As the film works through the family dynamics, it also explores Ruby’s growing ambitions and passion for singing, and her budding romantic interest in Miles.

Ruby’s quirky music teacher Mr. V, provides a big dose of humor. Mr. V is a bit of a character as well as an immigrant, in a town that seems to have few of them, and Eugenio Derbez creates one of the film’s funniest, most memorable characters who as much as outsider as Ruby feels she is in her small town. His outsider status and his skill as a teacher help her see beyond the fishing boat and her life with her loving but inward-looking family.

There are a lot of parallels to the immigrant experience to Ruby’s “outsider” family in CODA. One can see echos of stories of second-generation children, who have a foot in both worlds, the “new” and the “old” with Ruby, among them that she says that when she started school, kids teased her for her “deaf accent,” referring to the distinctive speech style of deaf people who are taught to speak, a nice detail which reveals that her loving parents did their best for their hearing daughter by speaking to her.
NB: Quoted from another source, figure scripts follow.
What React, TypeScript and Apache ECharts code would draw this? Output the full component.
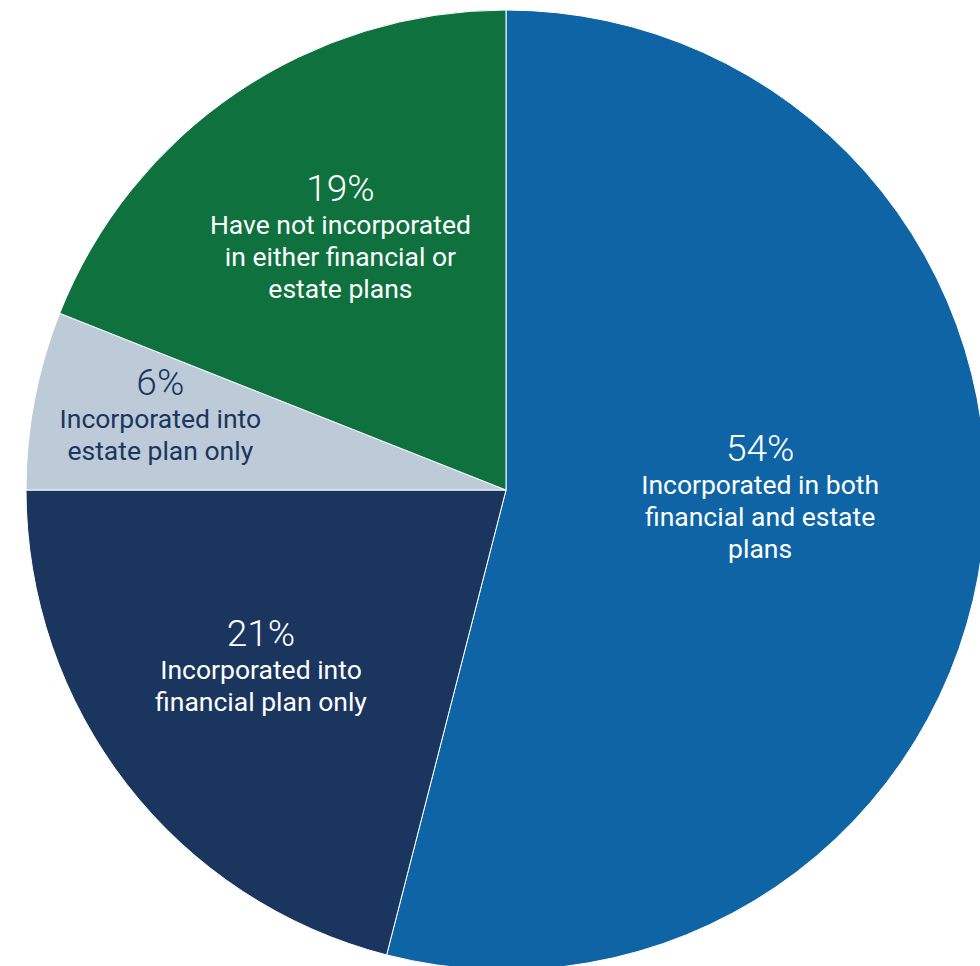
import React, { useEffect, useRef } from "react";
import * as echarts from "echarts";

const categories = [
  "Incorporated in both\nfinancial and estate\nplans",
  "Incorporated into\nfinancial plan only",
  "Incorporated into\nestate plan only",
  "Have not incorporated\nin either financial or\nestate plans",
];
const values = [54, 21, 6, 19];
const colors = ["#0f64a5", "#1a365f", "#bdcad7", "#0e713e"];
const labelColors = ["#ffffff", "#ffffff", "#1a365f", "#ffffff"];
const labelOffsets: [number, number][] = [
  [13, -24],
  [-53, 27],
  [-107, -30],
  [-29, -53],
];

export default function App() {
  const ref = useRef<HTMLDivElement>(null);
  useEffect(() => {
    if (!ref.current) return;
    const chart = echarts.init(ref.current, undefined, { renderer: "svg" });
    chart.setOption({
      animation: false,
      series: [
        {
          type: "pie",
          center: [506, 490],
          radius: [0, 480],
          startAngle: 90,
          clockwise: true,
          avoidLabelOverlap: false,
          labelLine: { show: false },
          itemStyle: { borderColor: "#ffffff", borderWidth: 1 },
          emphasis: { disabled: true },
          data: values.map((v, i) => ({
            value: v,
            name: categories[i],
            itemStyle: { color: colors[i] },
            label: {
              show: true,
              position: "inside",
              offset: labelOffsets[i],
              color: labelColors[i],
              formatter: () => `{p|${v}%}\n{d|${categories[i]}}`,
              rich: {
                p: {
                  fontFamily: "Roboto",
                  fontWeight: 300,
                  fontSize: 37,
                  lineHeight: 40,
                  color: labelColors[i],
                  align: "center",
                },
                d: {
                  fontFamily: "Roboto",
                  fontSize: 26.5,
                  lineHeight: 32,
                  color: labelColors[i],
                  align: "center",
                },
              },
            },
          })),
        },
      ],
    });
    return () => chart.dispose();
  }, []);
  return (
    <div
      ref={ref}
      style={{ position: "fixed", left: 0, top: 0, width: 980, height: 966, background: "#ffffff" }}
    />
  );
}
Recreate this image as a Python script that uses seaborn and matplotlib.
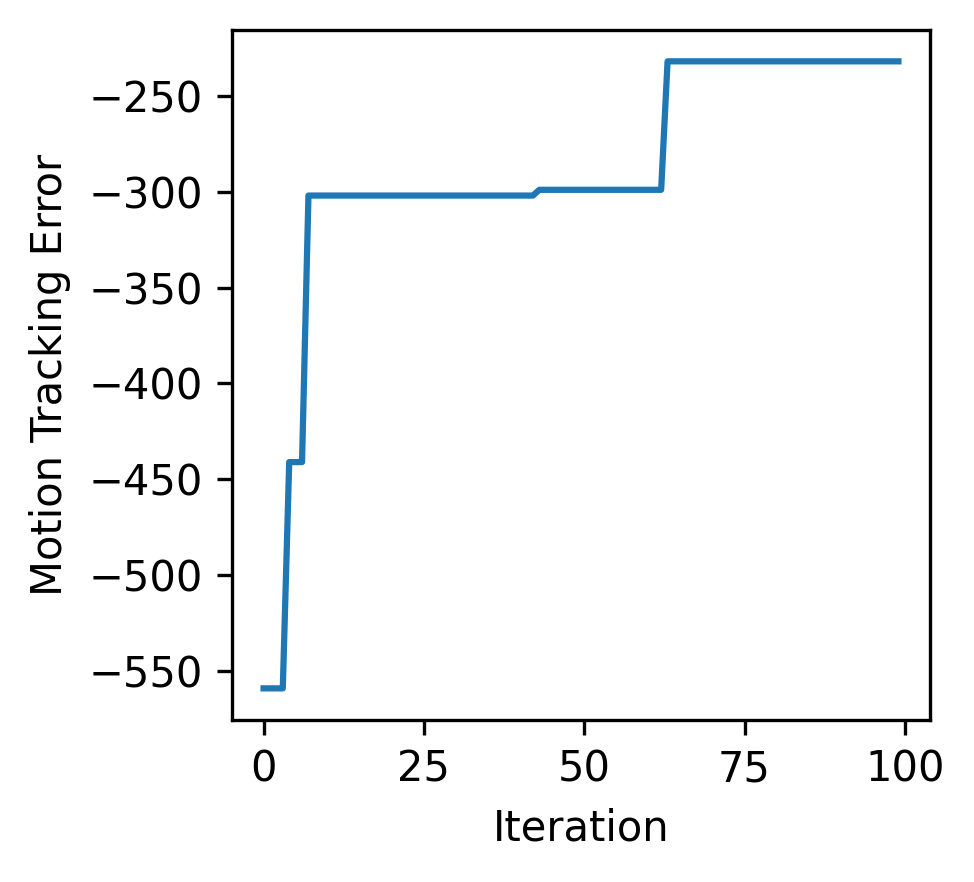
import numpy as np
import pandas as pd
import matplotlib
matplotlib.use('Agg')
import matplotlib.pyplot as plt
import seaborn as sns

# step levels of the best-so-far curve and how many iterations each one lasts
levels = [-559, -441, -302, -299, -232]
run_lengths = [4, 3, 36, 20, 37]

error = np.repeat(levels, run_lengths)
iteration = np.arange(len(error))
df = pd.DataFrame({'Iteration': iteration, 'Motion Tracking Error': error})

fig, ax = plt.subplots(figsize=(974 / 300, 882 / 300), dpi=300)
fig.subplots_adjust(left=0.238, right=0.955, top=0.966, bottom=0.184)

sns.lineplot(data=df, x='Iteration', y='Motion Tracking Error', ax=ax,
             color='#1f77b4', lw=1.5)
ax.set_xticks([0, 25, 50, 75, 100])

plt.savefig('out.png', dpi=300)
plt.close()
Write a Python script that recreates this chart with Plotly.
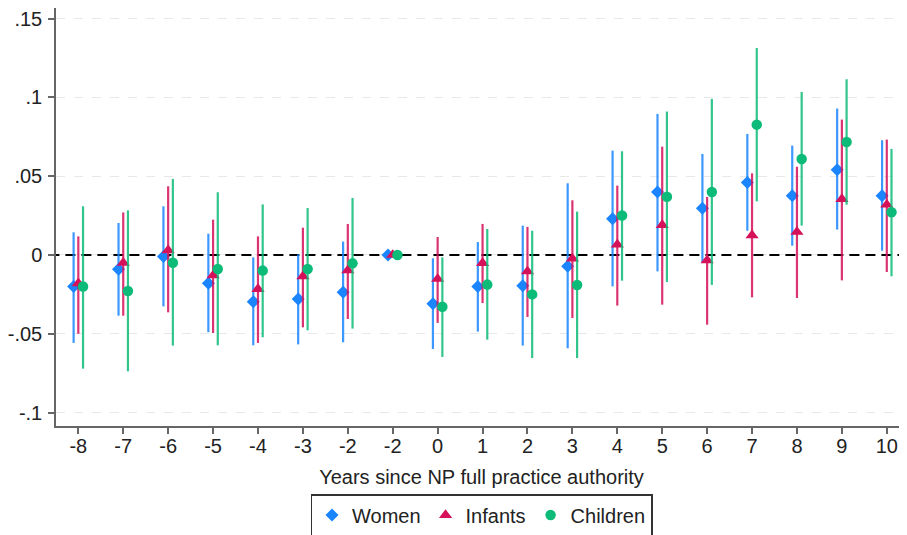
import numpy as np
import plotly.graph_objects as go

periods = ["-8", "-7", "-6", "-5", "-4", "-3", "-2", "-2", "0", "1", "2", "3",
           "4", "5", "6", "7", "8", "9", "10"]

women = [-0.020, -0.009, -0.001, -0.018, -0.0296, -0.028, -0.0237, 0, -0.031, -0.020,
         -0.0195, -0.0072, 0.023, 0.040, 0.0296, 0.046, 0.0376, 0.054, 0.0376]
women_lo = [-0.0558, -0.0385, -0.0326, -0.049, -0.0573, -0.0567, -0.0554, 0, -0.0596, -0.0486,
            -0.0575, -0.0592, -0.0199, -0.0104, -0.0051, 0.0154, 0.0059, 0.0161, 0.0027]
women_hi = [0.0144, 0.0203, 0.0309, 0.0135, -0.0015, 0.0004, 0.0085, 0, -0.0021, 0.0082,
            0.0186, 0.0455, 0.0662, 0.0895, 0.0641, 0.0768, 0.0694, 0.0929, 0.0728]

infants = [-0.018, -0.005, 0.003, -0.013, -0.0216, -0.0135, -0.0097, 0, -0.0152, -0.0051,
           -0.0104, -0.0023, 0.0066, 0.019, -0.0034, 0.0125, 0.0146, 0.0355, 0.0319]
infants_lo = [-0.050, -0.0385, -0.0364, -0.0495, -0.0558, -0.0459, -0.0406, 0, -0.0431, -0.0305,
              -0.0393, -0.040, -0.0321, -0.0315, -0.0442, -0.0269, -0.0273, -0.0161, -0.0108]
infants_hi = [0.0118, 0.027, 0.0436, 0.0224, 0.0118, 0.0173, 0.0197, 0, 0.0114, 0.0197,
              0.0178, 0.0347, 0.044, 0.0687, 0.0368, 0.0518, 0.056, 0.0859, 0.0732]

children = [-0.020, -0.0228, -0.0049, -0.0089, -0.0099, -0.0089, -0.0053, 0, -0.0328, -0.0188,
            -0.025, -0.019, 0.025, 0.037, 0.040, 0.0827, 0.0609, 0.0717, 0.0271]
children_lo = [-0.0721, -0.0738, -0.0575, -0.0573, -0.0522, -0.0478, -0.0467, 0, -0.0647, -0.0537,
               -0.0654, -0.0654, -0.0163, -0.0171, -0.019, 0.034, 0.0186, 0.0319, -0.0135]
children_hi = [0.0309, 0.0283, 0.0482, 0.0398, 0.0321, 0.0298, 0.0362, 0, -0.0015, 0.0165,
               0.0154, 0.0275, 0.0658, 0.091, 0.099, 0.1313, 0.1034, 0.1115, 0.0673]

ytick_vals = [-0.1, -0.05, 0, 0.05, 0.1, 0.15]
ytick_text = ["-.1", "-.05", "0", ".05", ".1", ".15"]
ref_value = 0

FONT = "Liberation Sans, Arial, sans-serif"
idx = np.arange(len(periods))

series = [
    ("Women", women, women_lo, women_hi, "#1a85ff", "rgba(26,133,255,0.85)", "diamond", 10, -0.105),
    ("Infants", infants, infants_lo, infants_hi, "#d41159", "rgba(212,17,89,0.85)", "triangle-up", 11.5, 0.0),
    ("Children", children, children_lo, children_hi, "#0dbb78", "rgba(13,187,120,0.85)", "circle", 10.5, 0.105),
]

fig = go.Figure()
# reference line at zero, drawn first so markers sit on top
fig.add_trace(go.Scatter(
    x=[idx[0] - 1, idx[-1] + 1], y=[ref_value, ref_value], mode="lines",
    line=dict(color="black", width=2, dash="10px,6px"), showlegend=False, hoverinfo="skip",
))
for name, est, lo, hi, col, lcol, sym, sz, off in series:
    est = np.array(est)
    lo = np.array(lo)
    hi = np.array(hi)
    fig.add_trace(go.Scatter(
        x=idx + off, y=est, mode="markers", name=name,
        marker=dict(symbol=sym, size=sz, color=col, line=dict(width=0)),
        error_y=dict(type="data", symmetric=False, array=hi - est, arrayminus=est - lo,
                     color=lcol, thickness=2.2, width=0),
    ))

fig.update_layout(
    width=899, height=527,
    margin=dict(l=48, r=0, t=0, b=109, autoexpand=False),
    paper_bgcolor="white", plot_bgcolor="white",
    font=dict(family=FONT, size=20, color="#222"),
    showlegend=True,
    legend=dict(orientation="h", x=0.5, xanchor="center", y=-0.1627, yanchor="top",
                bordercolor="#333", borderwidth=1.5, font=dict(size=20, color="#222"),
                itemwidth=30, tracegroupgap=0),
)
fig.update_xaxes(
    range=[-0.497, 18.45], tickmode="array", tickvals=idx, ticktext=periods,
    showline=True, linecolor="#666", linewidth=1.5, ticks="outside", ticklen=6,
    tickcolor="#666", tickwidth=1.5, showgrid=False, zeroline=False, automargin=False,
    tickfont=dict(size=20, color="#222"), ticklabelstandoff=-5,
    title=dict(text="Years since NP full practice authority", standoff=14,
               font=dict(size=20, color="#222")),
)
fig.update_yaxes(
    range=[-0.1085, 0.1567], tickmode="array", tickvals=ytick_vals, ticktext=ytick_text,
    showline=True, linecolor="#666", linewidth=1.5, ticks="outside", ticklen=6,
    tickcolor="#666", tickwidth=1.5, showgrid=True, gridcolor="#e8e8e8", griddash="dash",
    gridwidth=1, zeroline=False, automargin=False, tickfont=dict(size=20, color="#222"),
    ticklabelstandoff=2, ticklabeloverflow="allow",
)

fig.write_html("out.html")
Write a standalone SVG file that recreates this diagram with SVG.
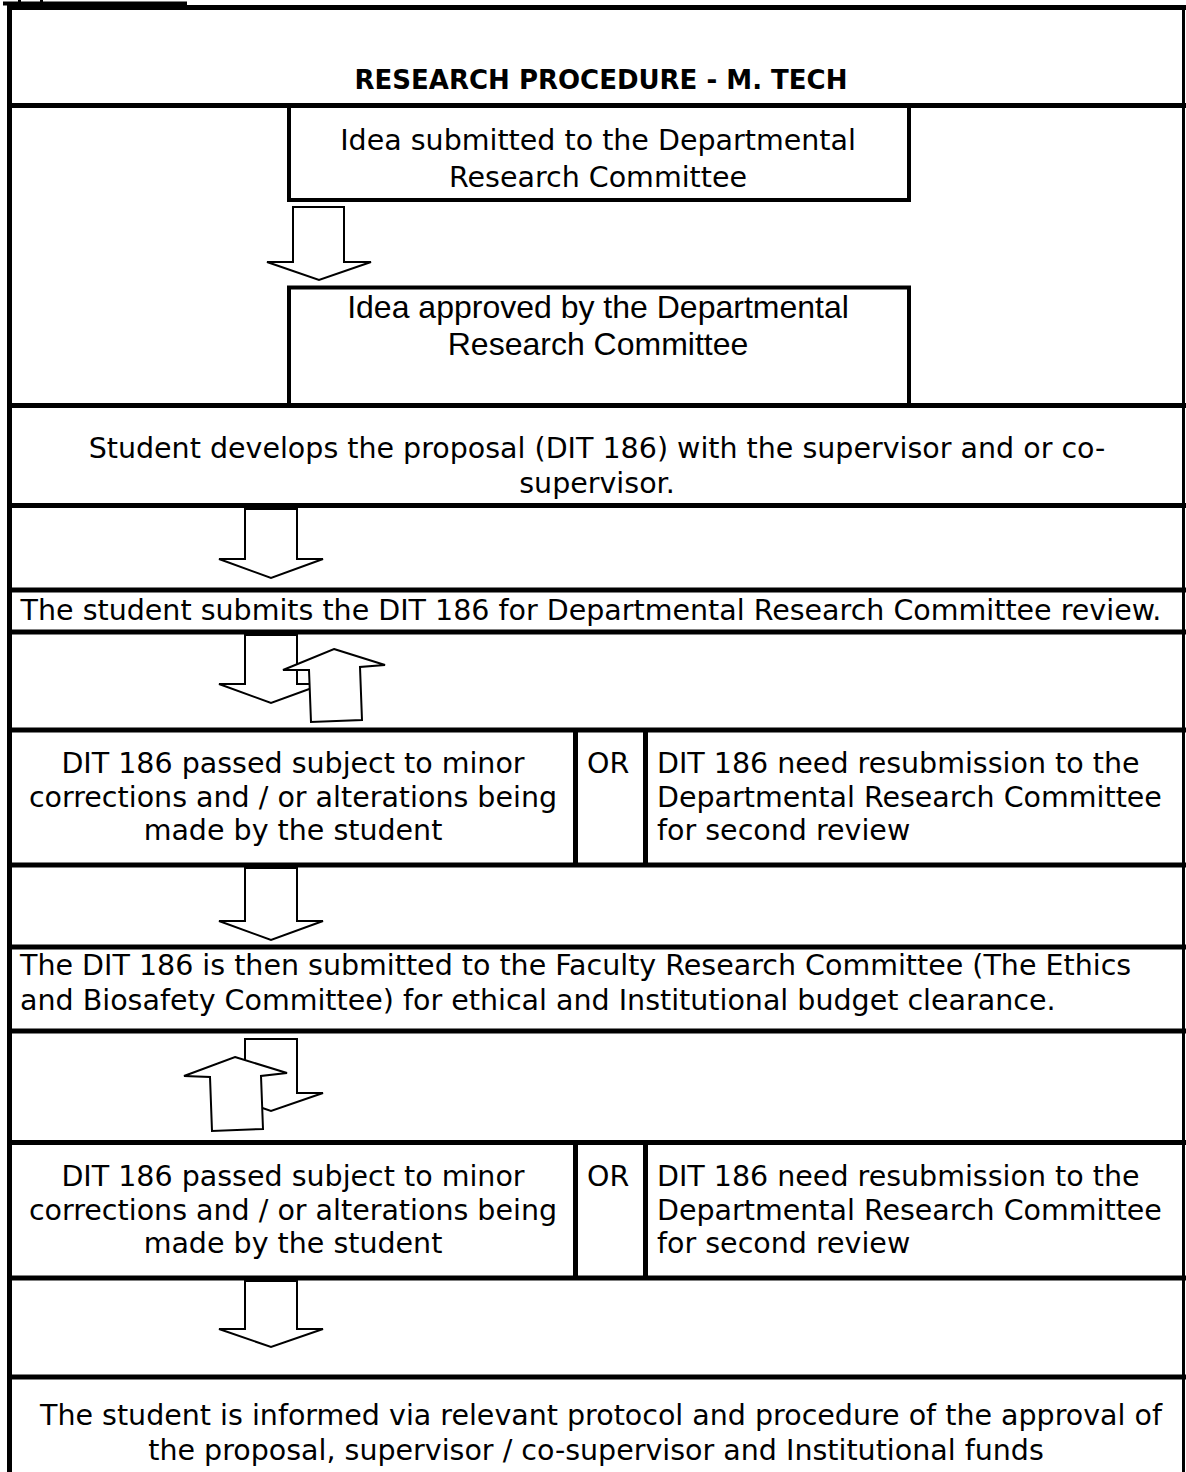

Subtle insights like that are woven smoothly into Heder’s well-written script. Heder’s script is well-crafted, effective, warm and entertaining, the direction is seamless and skillful, and the characters are memorable, particularly Ruby and her charmingly quirky family.

CODA’s characters are so appealing in their feisty quirkiness and family warmth, that it is the kind of film you will want to revisit. The story is both universal and unique to these characters, and that is a combination that is hard to beat.

CODA, the winner of the 2022 Oscars for Best Picture and Best Adapted Screenplay and with Troy Kotsur winning for Best Supporting Actor, re-opens Friday, April 1, at Landmark’s Plaza Frontenac Cinema and is streaming on Apple TV+.